The salmon showed no signs of parasites, lesions, tumors, or other infections. And because other fish species were not dead, pollution and low oxygen seemed unlikely.

“Most of the fish that we came across, other than being dead, looked fairly healthy," Westly observed. "The key indicator that something was wrong was that the fish were dead."

Vanessa von Biela studies the effects of temperature on Yukon salmon, and she said that all signs pointed to one cause of death. 

“I think there's strong evidence to suggest that fish are dying because of heat stress,” she concluded.

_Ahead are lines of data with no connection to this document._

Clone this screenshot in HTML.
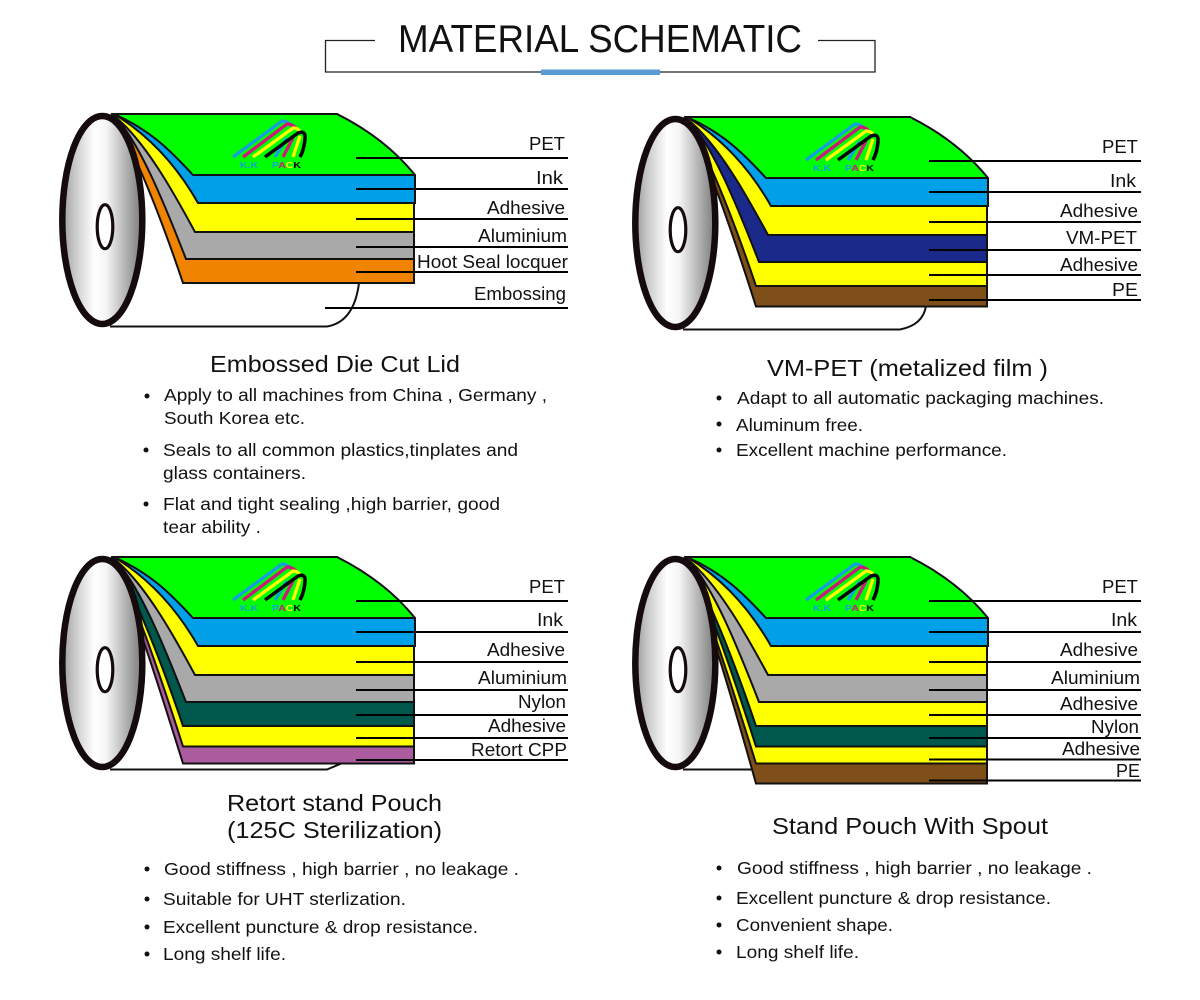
<!DOCTYPE html>
<html><head><meta charset="utf-8"><style>
html,body{margin:0;padding:0;background:#fff}
svg{display:block}
text{font-family:"Liberation Sans",sans-serif;fill:#111}
.l{font-size:18px}
.h{font-size:23px}
.b{font-size:17.5px}
.t{font-size:39px}
.k{font-size:8.5px;font-weight:bold}
</style></head><body>
<svg width="1200" height="1000" viewBox="0 0 1200 1000" xmlns="http://www.w3.org/2000/svg">
<defs>
<linearGradient id="dg" x1="0" x2="1" y1="0" y2="0">
<stop offset="0" stop-color="#9a9a9a"/><stop offset=".15" stop-color="#c8c8c8"/><stop offset=".4" stop-color="#fff"/><stop offset=".55" stop-color="#f5f5f5"/><stop offset="1" stop-color="#7a7a7a"/>
</linearGradient>
<g id="disk">
<ellipse cx="102.300" cy="220" rx="40" ry="104" fill="url(#dg)" stroke="#150a0c" stroke-width="6.500"/>
<ellipse cx="105" cy="226.700" rx="7.800" ry="22" fill="#fff" stroke="#150a0c" stroke-width="3.200"/>
</g>
<path id="a1" d="M112 114L337 114Q385 138 415 175L193 175C170 150 150 130 114 114z" stroke="#111" stroke-width="2" stroke-linejoin="round"/>
<path id="a2" d="M114 114Q165 145 198 203L415 203L415 175L337 114z" stroke="#111" stroke-width="2"/>
<path id="a3" d="M113 115C145 140 175 195 195 232L414 232L414 175L337 114z" stroke="#111" stroke-width="2"/>
<path id="a4" d="M113 115C138 138 165 205 186 259L414 259L414 175L337 114z" stroke="#111" stroke-width="2"/>
<path id="a5" d="M112 116C127 135 155 200 183 283L414 283L414 175L337 114z" stroke="#111" stroke-width="2"/>
<path id="a6" d="M112 116C125 135 150 200 183 303.500L414 303.500L414 175L337 114z" stroke="#111" stroke-width="2"/>
<path id="a7" d="M112 116C123 135 147 205 183 320.500L414 320.500L414 175L337 114z" stroke="#111" stroke-width="2"/>
<path id="a8" d="M112 116C121 135 145 205 183 340.500L414 340.500L414 175L337 114z" stroke="#111" stroke-width="2"/>
<g id="logo" fill="none" stroke-width="3.300">
<path d="M233 157L282 121Q287 121 291 125" stroke="#14a0dc"/>
<path d="M243 157L287 124Q292 124 296 128" stroke="#d0187c"/>
<path d="M253 157L293 128Q297 128 300 131" stroke="#ffff00"/>
<path d="M275 157L287 138" stroke="#14a0dc"/>
<path d="M283 157L293 138" stroke="#d0187c"/>
<path d="M293 157L300 136" stroke="#ffff00"/>
<path d="M265 157L298 133Q306 130 305 139Q304 150 300 157" stroke="#000" stroke-width="3.500"/>
</g>
</defs>

<!-- title -->
<path d="M375 40.500H325.500V72H875V40.500H818" fill="none" stroke="#222" stroke-width="1.300"/>
<rect x="541" y="69.500" width="119" height="5.500" fill="#5b9bd5"/>
<text class="t" x="398" y="52" textLength="404" lengthAdjust="spacingAndGlyphs">MATERIAL SCHEMATIC</text>

<!-- panel 1 -->
<g>
<path d="M110 326.500H327Q354 322 359 283" fill="none" stroke="#111" stroke-width="2"/>
<use href="#a5" fill="#f08300"/><use href="#a4" fill="#a9a9a9"/><use href="#a3" fill="#ffff00"/><use href="#a2" fill="#00a0e9"/><use href="#a1" fill="#00ff00"/>
<use href="#logo"/><use href="#disk"/>
<text class="k" x="240" y="168" textLength="18" lengthAdjust="spacingAndGlyphs" style="fill:#14a0dc">K.K</text>
<text class="k" x="272" y="168" textLength="29" lengthAdjust="spacingAndGlyphs"><tspan style="fill:#14a0dc">P</tspan><tspan style="fill:#d0187c">A</tspan><tspan style="fill:#ffff00">C</tspan><tspan style="fill:#000">K</tspan></text>
<path d="M356 158H568M356 189H568M356 219H568M356 247H568M356 272H568M325 308H568" stroke="#000" stroke-width="2"/>
</g>
<text class="l" x="529" y="150" textLength="36" lengthAdjust="spacingAndGlyphs">PET</text>
<text class="l" x="536" y="184" textLength="27" lengthAdjust="spacingAndGlyphs">Ink</text>
<text class="l" x="487" y="214" textLength="78" lengthAdjust="spacingAndGlyphs">Adhesive</text>
<text class="l" x="478" y="242" textLength="89" lengthAdjust="spacingAndGlyphs">Aluminium</text>
<text class="l" x="417" y="268" textLength="151" lengthAdjust="spacingAndGlyphs">Hoot Seal locquer</text>
<text class="l" x="474" y="300" textLength="92" lengthAdjust="spacingAndGlyphs">Embossing</text>

<!-- panel 2 -->
<g transform="translate(573,3)">
<path d="M110 326.500H327Q350 322 353 303" fill="none" stroke="#111" stroke-width="2"/>
<use href="#a6" fill="#7f4f1a"/><use href="#a5" fill="#ffff00"/><use href="#a4" fill="#1b2a8a"/><use href="#a3" fill="#ffff00"/><use href="#a2" fill="#00a0e9"/><use href="#a1" fill="#00ff00"/>
<use href="#logo"/><use href="#disk"/>
<text class="k" x="240" y="168" textLength="18" lengthAdjust="spacingAndGlyphs" style="fill:#14a0dc">K.K</text>
<text class="k" x="272" y="168" textLength="29" lengthAdjust="spacingAndGlyphs"><tspan style="fill:#14a0dc">P</tspan><tspan style="fill:#d0187c">A</tspan><tspan style="fill:#ffff00">C</tspan><tspan style="fill:#000">K</tspan></text>
<path d="M356 158H568M356 189H568M356 219H568M356 247H568M356 272H568M356 297H568" stroke="#000" stroke-width="2"/>
</g>
<text class="l" x="1102" y="153" textLength="36" lengthAdjust="spacingAndGlyphs">PET</text>
<text class="l" x="1110" y="187" textLength="26" lengthAdjust="spacingAndGlyphs">Ink</text>
<text class="l" x="1060" y="217" textLength="78" lengthAdjust="spacingAndGlyphs">Adhesive</text>
<text class="l" x="1066" y="244" textLength="71" lengthAdjust="spacingAndGlyphs">VM-PET</text>
<text class="l" x="1060" y="271" textLength="78" lengthAdjust="spacingAndGlyphs">Adhesive</text>
<text class="l" x="1112" y="296" textLength="26" lengthAdjust="spacingAndGlyphs">PE</text>

<!-- panel 3 -->
<g transform="translate(0,443)">
<path d="M110 326.500H327L345 319" fill="none" stroke="#111" stroke-width="2"/>
<use href="#a7" fill="#ab5c9f"/><use href="#a6" fill="#ffff00"/><use href="#a5" fill="#00574b"/><use href="#a4" fill="#a9a9a9"/><use href="#a3" fill="#ffff00"/><use href="#a2" fill="#00a0e9"/><use href="#a1" fill="#00ff00"/>
<use href="#logo"/><use href="#disk"/>
<text class="k" x="240" y="168" textLength="18" lengthAdjust="spacingAndGlyphs" style="fill:#14a0dc">K.K</text>
<text class="k" x="272" y="168" textLength="29" lengthAdjust="spacingAndGlyphs"><tspan style="fill:#14a0dc">P</tspan><tspan style="fill:#d0187c">A</tspan><tspan style="fill:#ffff00">C</tspan><tspan style="fill:#000">K</tspan></text>
<path d="M356 158H568M356 189H568M356 219H568M356 247H568M356 272H568M356 295H568M356 317H568" stroke="#000" stroke-width="2"/>
</g>
<text class="l" x="529" y="593" textLength="36" lengthAdjust="spacingAndGlyphs">PET</text>
<text class="l" x="537" y="626" textLength="26" lengthAdjust="spacingAndGlyphs">Ink</text>
<text class="l" x="487" y="656" textLength="78" lengthAdjust="spacingAndGlyphs">Adhesive</text>
<text class="l" x="478" y="684" textLength="89" lengthAdjust="spacingAndGlyphs">Aluminium</text>
<text class="l" x="518" y="708" textLength="48" lengthAdjust="spacingAndGlyphs">Nylon</text>
<text class="l" x="488" y="732" textLength="78" lengthAdjust="spacingAndGlyphs">Adhesive</text>
<text class="l" x="471" y="756" textLength="96" lengthAdjust="spacingAndGlyphs">Retort CPP</text>

<!-- panel 4 -->
<g transform="translate(573,443)">
<path d="M110 326.500H180" fill="none" stroke="#111" stroke-width="2"/>
<use href="#a8" fill="#7f4f1a"/><use href="#a7" fill="#ffff00"/><use href="#a6" fill="#00574b"/><use href="#a5" fill="#ffff00"/><use href="#a4" fill="#a9a9a9"/><use href="#a3" fill="#ffff00"/><use href="#a2" fill="#00a0e9"/><use href="#a1" fill="#00ff00"/>
<use href="#logo"/><use href="#disk"/>
<text class="k" x="240" y="168" textLength="18" lengthAdjust="spacingAndGlyphs" style="fill:#14a0dc">K.K</text>
<text class="k" x="272" y="168" textLength="29" lengthAdjust="spacingAndGlyphs"><tspan style="fill:#14a0dc">P</tspan><tspan style="fill:#d0187c">A</tspan><tspan style="fill:#ffff00">C</tspan><tspan style="fill:#000">K</tspan></text>
<path d="M356 158H568M356 189H568M356 219H568M356 247H568M356 272H568M356 295H568M356 316.500H568M356 337.500H568" stroke="#000" stroke-width="2"/>
</g>
<text class="l" x="1102" y="593" textLength="36" lengthAdjust="spacingAndGlyphs">PET</text>
<text class="l" x="1111" y="626" textLength="26" lengthAdjust="spacingAndGlyphs">Ink</text>
<text class="l" x="1060" y="656" textLength="78" lengthAdjust="spacingAndGlyphs">Adhesive</text>
<text class="l" x="1051" y="684" textLength="89" lengthAdjust="spacingAndGlyphs">Aluminium</text>
<text class="l" x="1060" y="710" textLength="78" lengthAdjust="spacingAndGlyphs">Adhesive</text>
<text class="l" x="1091" y="733" textLength="48" lengthAdjust="spacingAndGlyphs">Nylon</text>
<text class="l" x="1062" y="755" textLength="78" lengthAdjust="spacingAndGlyphs">Adhesive</text>
<text class="l" x="1116" y="777" textLength="24" lengthAdjust="spacingAndGlyphs">PE</text>

<!-- headings -->
<text class="h" x="210" y="372" textLength="250" lengthAdjust="spacingAndGlyphs">Embossed Die Cut Lid</text>
<text class="h" x="767" y="376" textLength="281" lengthAdjust="spacingAndGlyphs">VM-PET (metalized film )</text>
<text class="h" x="227" y="811" textLength="215" lengthAdjust="spacingAndGlyphs">Retort stand Pouch</text>
<text class="h" x="227" y="838" textLength="215" lengthAdjust="spacingAndGlyphs">(125C Sterilization)</text>
<text class="h" x="772" y="834" textLength="276" lengthAdjust="spacingAndGlyphs">Stand Pouch With Spout</text>

<!-- bullets -->
<g fill="#111">
<circle cx="147" cy="396" r="2.500"/><circle cx="146" cy="450" r="2.500"/><circle cx="146" cy="504" r="2.500"/>
<circle cx="719" cy="398" r="2.500"/><circle cx="719" cy="424" r="2.500"/><circle cx="719" cy="450" r="2.500"/>
<circle cx="147" cy="869" r="2.500"/><circle cx="147" cy="899" r="2.500"/><circle cx="147" cy="927" r="2.500"/><circle cx="147" cy="954" r="2.500"/>
<circle cx="719" cy="868" r="2.500"/><circle cx="719" cy="898" r="2.500"/><circle cx="719" cy="925" r="2.500"/><circle cx="719" cy="952" r="2.500"/>
</g>
<text class="b" x="164" y="401" textLength="383" lengthAdjust="spacingAndGlyphs">Apply to all machines from China , Germany ,</text>
<text class="b" x="164" y="424" textLength="141" lengthAdjust="spacingAndGlyphs">South Korea etc.</text>
<text class="b" x="163" y="456" textLength="355" lengthAdjust="spacingAndGlyphs">Seals to all common plastics,tinplates and</text>
<text class="b" x="163" y="479" textLength="143" lengthAdjust="spacingAndGlyphs">glass containers.</text>
<text class="b" x="163" y="510" textLength="337" lengthAdjust="spacingAndGlyphs">Flat and tight sealing ,high barrier, good</text>
<text class="b" x="163" y="533" textLength="98" lengthAdjust="spacingAndGlyphs">tear ability .</text>

<text class="b" x="737" y="404" textLength="367" lengthAdjust="spacingAndGlyphs">Adapt to all automatic packaging machines.</text>
<text class="b" x="736" y="431" textLength="127" lengthAdjust="spacingAndGlyphs">Aluminum free.</text>
<text class="b" x="736" y="456" textLength="271" lengthAdjust="spacingAndGlyphs">Excellent machine performance.</text>

<text class="b" x="164" y="875" textLength="355" lengthAdjust="spacingAndGlyphs">Good stiffness , high barrier , no leakage .</text>
<text class="b" x="163" y="905" textLength="243" lengthAdjust="spacingAndGlyphs">Suitable for UHT sterlization.</text>
<text class="b" x="163" y="933" textLength="315" lengthAdjust="spacingAndGlyphs">Excellent puncture &amp; drop resistance.</text>
<text class="b" x="163" y="960" textLength="123" lengthAdjust="spacingAndGlyphs">Long shelf life.</text>

<text class="b" x="737" y="874" textLength="355" lengthAdjust="spacingAndGlyphs">Good stiffness , high barrier , no leakage .</text>
<text class="b" x="736" y="904" textLength="315" lengthAdjust="spacingAndGlyphs">Excellent puncture &amp; drop resistance.</text>
<text class="b" x="736" y="931" textLength="157" lengthAdjust="spacingAndGlyphs">Convenient shape.</text>
<text class="b" x="736" y="958" textLength="123" lengthAdjust="spacingAndGlyphs">Long shelf life.</text>
</svg>
</body></html>
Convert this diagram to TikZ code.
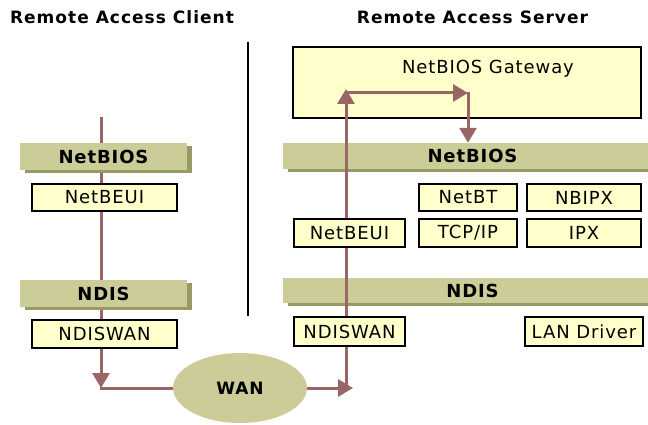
\documentclass[tikz,border=0pt]{standalone}
\usepackage{fontspec}
\setmainfont{DejaVu Sans}
\newfontfamily\boxfont[LetterSpace=5]{DejaVu Sans}
\newfontfamily\barfont[LetterSpace=5]{DejaVu Sans Bold}
\newfontfamily\headfont[LetterSpace=6]{DejaVu Sans Bold}
\usetikzlibrary{arrows.meta,shapes.geometric,shadows}
\definecolor{boxfill}{HTML}{FFFFCC}
\definecolor{barfill}{HTML}{CCCC99}
\definecolor{barshade}{HTML}{999966}
\definecolor{flowcol}{HTML}{996666}
\pgfdeclarelayer{lowest}
\pgfdeclarelayer{bars}
\pgfdeclarelayer{flows}
\pgfsetlayers{lowest,bars,flows,main}
\begin{document}
\begin{tikzpicture}[x=1pt,y=-1pt,
  title/.style={inner sep=0pt, font=\headfont\fontsize{17}{20}\selectfont},
  box/.style={draw=black, line width=1.5pt, fill=boxfill, inner sep=0pt,
    font=\boxfont\fontsize{18}{21}\selectfont},
  bar/.style={fill=barfill, inner sep=0pt, font=\barfont\fontsize{18}{21}\selectfont,
    drop shadow={shadow xshift=5pt, shadow yshift=-3pt, fill=barshade, opacity=1}},
  flow/.style={draw=flowcol, line width=3pt},
  tip/.style={-{Triangle[length=15pt,width=17pt]}}
]
\useasboundingbox (0,0) rectangle (648,425);

% headings and divider
\node[title] (tclient) at (122,17) {Remote Access Client};
\node[title] (tserver) at (472.5,17) {Remote Access Server};
\coordinate (dtop) at (248,42);
\coordinate (dbot) at (248,316);
\draw[line width=1.2pt] (dtop) -- (dbot);

% client stack
\begin{pgfonlayer}{bars}
\node[bar, minimum width=167pt, minimum height=27pt] (cnetbios) at (103.5,156.5) {NetBIOS};
\node[bar, minimum width=167pt, minimum height=27pt] (cndis) at (103.5,293.5) {NDIS};
\end{pgfonlayer}
\node[box, minimum width=145pt, minimum height=27pt] (cnetbeui) at (104.5,197.5) {NetBEUI};
\node[box, minimum width=145pt, minimum height=28pt] (cndiswan) at (104.5,334) {NDISWAN};

% WAN cloud
\node[ellipse, fill=barfill, inner sep=0pt, minimum width=134pt, minimum height=70pt,
  font=\barfont\fontsize{17}{20}\selectfont] (wan) at (240,388) {WAN};

% server stack
\begin{pgfonlayer}{bars}
\node[box, minimum width=348pt, minimum height=71pt] (gateway) at (467,82.5) {};
\node[bar, minimum width=379pt, minimum height=26pt] (snetbios) at (472.5,156) {NetBIOS};
\node[bar, minimum width=379pt, minimum height=25pt] (sndis) at (472.5,290.5) {NDIS};
\end{pgfonlayer}
\node[box, draw=none, fill=none] (gwtext) at (488,69) {NetBIOS Gateway};
\node[box, minimum width=98pt, minimum height=27pt] (netbt) at (468,197.5) {NetBT};
\node[box, minimum width=114pt, minimum height=27pt] (nbipx) at (584,197.5) {NBIPX};
\node[box, minimum width=111pt, minimum height=28pt] (snetbeui) at (349.5,233) {NetBEUI};
\node[box, minimum width=98pt, minimum height=28pt] (tcpip) at (468,233) {TCP/IP};
\node[box, minimum width=114pt, minimum height=28pt] (ipx) at (584,233) {IPX};
\node[box, minimum width=111pt, minimum height=29pt] (sndiswan) at (349.5,331.5) {NDISWAN};
\node[box, minimum width=118pt, minimum height=29pt] (landrv) at (584,331.5) {LAN Driver};

% client data path
\coordinate (cstart) at (101,117);
\coordinate (ccorner) at (101,388);
\begin{pgfonlayer}{lowest}
\draw[flow, tip] (cstart) -- (ccorner);
\draw[flow, line cap=rect] (ccorner) -- (wan.west);
\end{pgfonlayer}

% server data path
\coordinate (sin) at (353,388);
\coordinate (sbot) at (346,389.5);
\coordinate (stop) at (346,89);
\coordinate (sleft) at (346,93);
\coordinate (sright) at (468,93);
\coordinate (sdown) at (468,92);
\begin{pgfonlayer}{flows}
\draw[flow, tip] (wan.east) -- (sin);
\draw[flow, tip] (sbot) -- (stop);
\draw[flow, tip] (sleft) -- (sright);
\draw[flow, tip] (sdown) -- (sdown |- snetbios.north);
\end{pgfonlayer}
\end{tikzpicture}
\end{document}
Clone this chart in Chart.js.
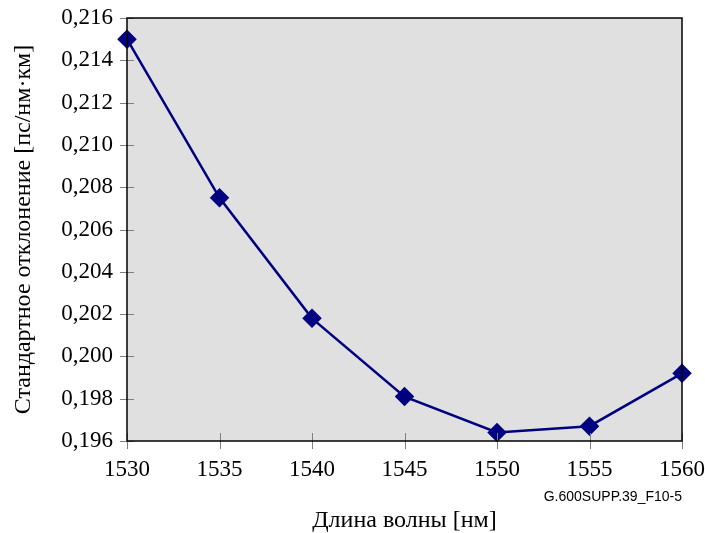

Von Biela’s research with the U.S. Geological Survey shows temperatures approaching 70 degrees begin demanding enormous energy from the fish.

“So it's like if you start a long road trip, and you actually end up running out of gas before you make it to your destination,” she explained.

The Yukon River spent more than a month at or above this threshold, clocking the highest temperatures that had ever been recorded on the river.

Alaska Department of Fish and Game Manager Holly Carroll was also on that trip. It’s her job to manage where and when people can fish for summer chum, and how much they can catch. She also suspects that the warm water was responsible for the die-off, saying “It just was probably too much for them.”

She finds the deaths disconcerting, but she’s not rattled by the event.

“There is 1.4 million (summer chum) salmon that came in this river,” Carroll said. “And we might have seen thousands die off, but I'm not worried about the future of this species.”

She says that salmon are resilient, but it’s their resilience that alarmed another scientist on the trip.

“They’re really tough. So if salmon are dying, it points to something fairly serious,” said UAF's Westley.

Despite the die-off, subsistence families who rely on summer chum have not reported difficulty meeting their harvest goals. And king salmon, which are larger, have not been reported dead.